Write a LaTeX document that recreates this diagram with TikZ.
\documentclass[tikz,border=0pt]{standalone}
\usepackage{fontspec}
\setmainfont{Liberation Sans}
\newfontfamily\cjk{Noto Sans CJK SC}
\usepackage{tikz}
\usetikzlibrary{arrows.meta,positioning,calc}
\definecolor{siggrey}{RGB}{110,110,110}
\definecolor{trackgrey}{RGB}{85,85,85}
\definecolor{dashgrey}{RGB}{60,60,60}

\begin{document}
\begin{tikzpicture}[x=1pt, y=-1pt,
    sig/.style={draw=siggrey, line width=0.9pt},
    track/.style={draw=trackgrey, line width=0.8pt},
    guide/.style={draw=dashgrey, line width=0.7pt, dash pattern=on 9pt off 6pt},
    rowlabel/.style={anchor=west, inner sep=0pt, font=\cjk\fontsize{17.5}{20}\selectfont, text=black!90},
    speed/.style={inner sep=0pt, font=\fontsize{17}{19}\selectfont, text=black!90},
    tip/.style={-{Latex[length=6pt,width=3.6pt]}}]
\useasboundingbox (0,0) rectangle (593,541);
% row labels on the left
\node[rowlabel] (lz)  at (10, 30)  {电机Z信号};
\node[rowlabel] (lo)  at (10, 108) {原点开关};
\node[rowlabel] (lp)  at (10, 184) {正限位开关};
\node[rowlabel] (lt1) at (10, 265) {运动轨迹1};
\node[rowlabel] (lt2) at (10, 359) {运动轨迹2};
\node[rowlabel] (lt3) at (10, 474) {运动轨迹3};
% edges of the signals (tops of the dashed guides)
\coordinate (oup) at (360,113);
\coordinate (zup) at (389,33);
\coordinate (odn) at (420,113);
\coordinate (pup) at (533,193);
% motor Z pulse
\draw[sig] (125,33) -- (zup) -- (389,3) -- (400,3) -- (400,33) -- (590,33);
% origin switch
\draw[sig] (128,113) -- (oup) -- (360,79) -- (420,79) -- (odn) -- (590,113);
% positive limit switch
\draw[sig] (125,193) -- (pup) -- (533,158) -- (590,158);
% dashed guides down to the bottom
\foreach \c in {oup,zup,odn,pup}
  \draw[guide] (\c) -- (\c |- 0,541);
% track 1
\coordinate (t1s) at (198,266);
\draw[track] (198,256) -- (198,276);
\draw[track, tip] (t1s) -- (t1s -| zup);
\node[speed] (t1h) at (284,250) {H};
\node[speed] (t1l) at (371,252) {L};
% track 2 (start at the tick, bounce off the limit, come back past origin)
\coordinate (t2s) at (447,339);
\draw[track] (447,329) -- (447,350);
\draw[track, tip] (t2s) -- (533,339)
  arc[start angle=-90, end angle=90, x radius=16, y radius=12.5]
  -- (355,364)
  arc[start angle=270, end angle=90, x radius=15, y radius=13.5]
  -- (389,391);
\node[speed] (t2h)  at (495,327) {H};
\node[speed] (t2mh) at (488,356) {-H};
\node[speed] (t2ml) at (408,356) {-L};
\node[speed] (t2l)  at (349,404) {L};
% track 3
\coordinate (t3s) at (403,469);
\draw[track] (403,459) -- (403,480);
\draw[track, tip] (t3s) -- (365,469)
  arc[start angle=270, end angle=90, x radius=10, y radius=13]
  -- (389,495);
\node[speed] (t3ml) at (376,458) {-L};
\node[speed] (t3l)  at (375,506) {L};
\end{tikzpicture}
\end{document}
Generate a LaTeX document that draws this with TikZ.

* [YOUR GOAL]
Output all of the data again, exactly.

* [COMPLETED TASK]
Write a LaTeX document that recreates this diagram with TikZ.
\documentclass[tikz,border=0pt]{standalone}
\usepackage{fontspec}
\setmainfont{Liberation Sans}
\newfontfamily\cjk{Noto Sans CJK SC}
\usepackage{tikz}
\usetikzlibrary{arrows.meta,positioning,calc}
\definecolor{siggrey}{RGB}{110,110,110}
\definecolor{trackgrey}{RGB}{85,85,85}
\definecolor{dashgrey}{RGB}{60,60,60}

\begin{document}
\begin{tikzpicture}[x=1pt, y=-1pt,
    sig/.style={draw=siggrey, line width=0.9pt},
    track/.style={draw=trackgrey, line width=0.8pt},
    guide/.style={draw=dashgrey, line width=0.7pt, dash pattern=on 9pt off 6pt},
    rowlabel/.style={anchor=west, inner sep=0pt, font=\cjk\fontsize{17.5}{20}\selectfont, text=black!90},
    speed/.style={inner sep=0pt, font=\fontsize{17}{19}\selectfont, text=black!90},
    tip/.style={-{Latex[length=6pt,width=3.6pt]}}]
\useasboundingbox (0,0) rectangle (593,541);
% row labels on the left
\node[rowlabel] (lz)  at (10, 30)  {电机Z信号};
\node[rowlabel] (lo)  at (10, 108) {原点开关};
\node[rowlabel] (lp)  at (10, 184) {正限位开关};
\node[rowlabel] (lt1) at (10, 265) {运动轨迹1};
\node[rowlabel] (lt2) at (10, 359) {运动轨迹2};
\node[rowlabel] (lt3) at (10, 474) {运动轨迹3};
% edges of the signals (tops of the dashed guides)
\coordinate (oup) at (360,113);
\coordinate (zup) at (389,33);
\coordinate (odn) at (420,113);
\coordinate (pup) at (533,193);
% motor Z pulse
\draw[sig] (125,33) -- (zup) -- (389,3) -- (400,3) -- (400,33) -- (590,33);
% origin switch
\draw[sig] (128,113) -- (oup) -- (360,79) -- (420,79) -- (odn) -- (590,113);
% positive limit switch
\draw[sig] (125,193) -- (pup) -- (533,158) -- (590,158);
% dashed guides down to the bottom
\foreach \c in {oup,zup,odn,pup}
  \draw[guide] (\c) -- (\c |- 0,541);
% track 1
\coordinate (t1s) at (198,266);
\draw[track] (198,256) -- (198,276);
\draw[track, tip] (t1s) -- (t1s -| zup);
\node[speed] (t1h) at (284,250) {H};
\node[speed] (t1l) at (371,252) {L};
% track 2 (start at the tick, bounce off the limit, come back past origin)
\coordinate (t2s) at (447,339);
\draw[track] (447,329) -- (447,350);
\draw[track, tip] (t2s) -- (533,339)
  arc[start angle=-90, end angle=90, x radius=16, y radius=12.5]
  -- (355,364)
  arc[start angle=270, end angle=90, x radius=15, y radius=13.5]
  -- (389,391);
\node[speed] (t2h)  at (495,327) {H};
\node[speed] (t2mh) at (488,356) {-H};
\node[speed] (t2ml) at (408,356) {-L};
\node[speed] (t2l)  at (349,404) {L};
% track 3
\coordinate (t3s) at (403,469);
\draw[track] (403,459) -- (403,480);
\draw[track, tip] (t3s) -- (365,469)
  arc[start angle=270, end angle=90, x radius=10, y radius=13]
  -- (389,495);
\node[speed] (t3ml) at (376,458) {-L};
\node[speed] (t3l)  at (375,506) {L};
\end{tikzpicture}
\end{document}
Generate a LaTeX document that draws this with TikZ.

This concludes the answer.